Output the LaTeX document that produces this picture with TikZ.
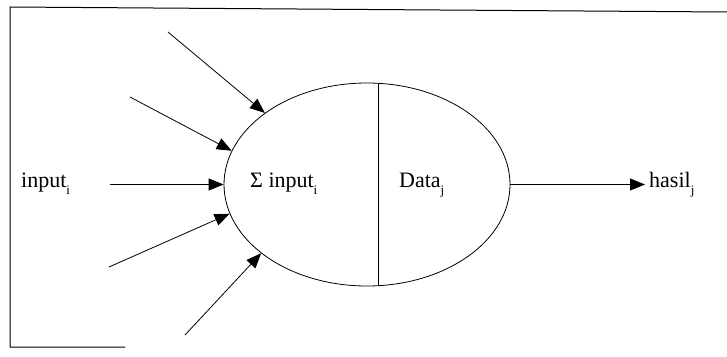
\documentclass[tikz,border=0pt]{standalone}
\usepackage{fontspec}
\setmainfont{Liberation Serif}
\usetikzlibrary{shapes.geometric,arrows.meta,calc}
\newcommand{\mysub}[1]{\raisebox{-0.35em}{\fontsize{13}{13}\selectfont #1}}
\tikzset{
  lbl/.style={anchor=base west,inner sep=0pt,font=\fontsize{22}{22}\selectfont},
  conn/.style={line width=0.8pt,-{Triangle[length=15pt,width=12pt]}},
  frame/.style={line width=1pt},
}
\begin{document}
\begin{tikzpicture}[x=1pt,y=-1pt]
\useasboundingbox (0,0) rectangle (727,356);
% frame
\coordinate (f1) at (727,12);
\coordinate (f2) at (10,7);
\coordinate (f3) at (10,347);
\coordinate (f4) at (125,347);
\draw[frame] (f1) -- (f2) -- (f3) -- (f4);
% neuron
\node[ellipse,draw,line width=0.8pt,minimum width=286pt,minimum height=203pt,inner sep=0pt] (neuron) at (367,184.5) {};
\coordinate (dtop) at ($(neuron.center)+(11,-101.2)$);
\coordinate (dbot) at ($(neuron.center)+(11,101.2)$);
\draw[line width=0.8pt] (dtop) -- (dbot);
% labels
\node[lbl] (inp) at (21,187) {input\mysub{i}};
\node[lbl] (sum) at (250,187) {Σ input\mysub{i}};
\node[lbl] (data) at (399,187) {Data\mysub{j}};
\node[lbl] (hasil) at (649,187) {hasil\mysub{j}};
% inputs
\coordinate (s1) at (168,32);
\coordinate (s2) at (130,97);
\coordinate (s3) at (110,184.5);
\coordinate (s4) at (109,267);
\coordinate (s5) at (185,335);
\draw[conn] (s1) -- (neuron.145.7);
\draw[conn] (s2) -- (neuron.166);
\draw[conn] (s3) -- (neuron.west);
\draw[conn] (s4) -- (neuron.192.9);
\draw[conn] (s5) -- (neuron.213.1);
% output
\coordinate (o1) at (645,184.5);
\draw[conn] (neuron.east) -- (o1);
\end{tikzpicture}
\end{document}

* * * * * * *

Task to complete » Omit the pictures, then quote the rest of the material above exactly.

Output below »
Output the LaTeX document that produces this picture with TikZ.
\documentclass[tikz,border=0pt]{standalone}
\usepackage{fontspec}
\setmainfont{Liberation Serif}
\usetikzlibrary{shapes.geometric,arrows.meta,calc}
\newcommand{\mysub}[1]{\raisebox{-0.35em}{\fontsize{13}{13}\selectfont #1}}
\tikzset{
  lbl/.style={anchor=base west,inner sep=0pt,font=\fontsize{22}{22}\selectfont},
  conn/.style={line width=0.8pt,-{Triangle[length=15pt,width=12pt]}},
  frame/.style={line width=1pt},
}
\begin{document}
\begin{tikzpicture}[x=1pt,y=-1pt]
\useasboundingbox (0,0) rectangle (727,356);
% frame
\coordinate (f1) at (727,12);
\coordinate (f2) at (10,7);
\coordinate (f3) at (10,347);
\coordinate (f4) at (125,347);
\draw[frame] (f1) -- (f2) -- (f3) -- (f4);
% neuron
\node[ellipse,draw,line width=0.8pt,minimum width=286pt,minimum height=203pt,inner sep=0pt] (neuron) at (367,184.5) {};
\coordinate (dtop) at ($(neuron.center)+(11,-101.2)$);
\coordinate (dbot) at ($(neuron.center)+(11,101.2)$);
\draw[line width=0.8pt] (dtop) -- (dbot);
% labels
\node[lbl] (inp) at (21,187) {input\mysub{i}};
\node[lbl] (sum) at (250,187) {Σ input\mysub{i}};
\node[lbl] (data) at (399,187) {Data\mysub{j}};
\node[lbl] (hasil) at (649,187) {hasil\mysub{j}};
% inputs
\coordinate (s1) at (168,32);
\coordinate (s2) at (130,97);
\coordinate (s3) at (110,184.5);
\coordinate (s4) at (109,267);
\coordinate (s5) at (185,335);
\draw[conn] (s1) -- (neuron.145.7);
\draw[conn] (s2) -- (neuron.166);
\draw[conn] (s3) -- (neuron.west);
\draw[conn] (s4) -- (neuron.192.9);
\draw[conn] (s5) -- (neuron.213.1);
% output
\coordinate (o1) at (645,184.5);
\draw[conn] (neuron.east) -- (o1);
\end{tikzpicture}
\end{document}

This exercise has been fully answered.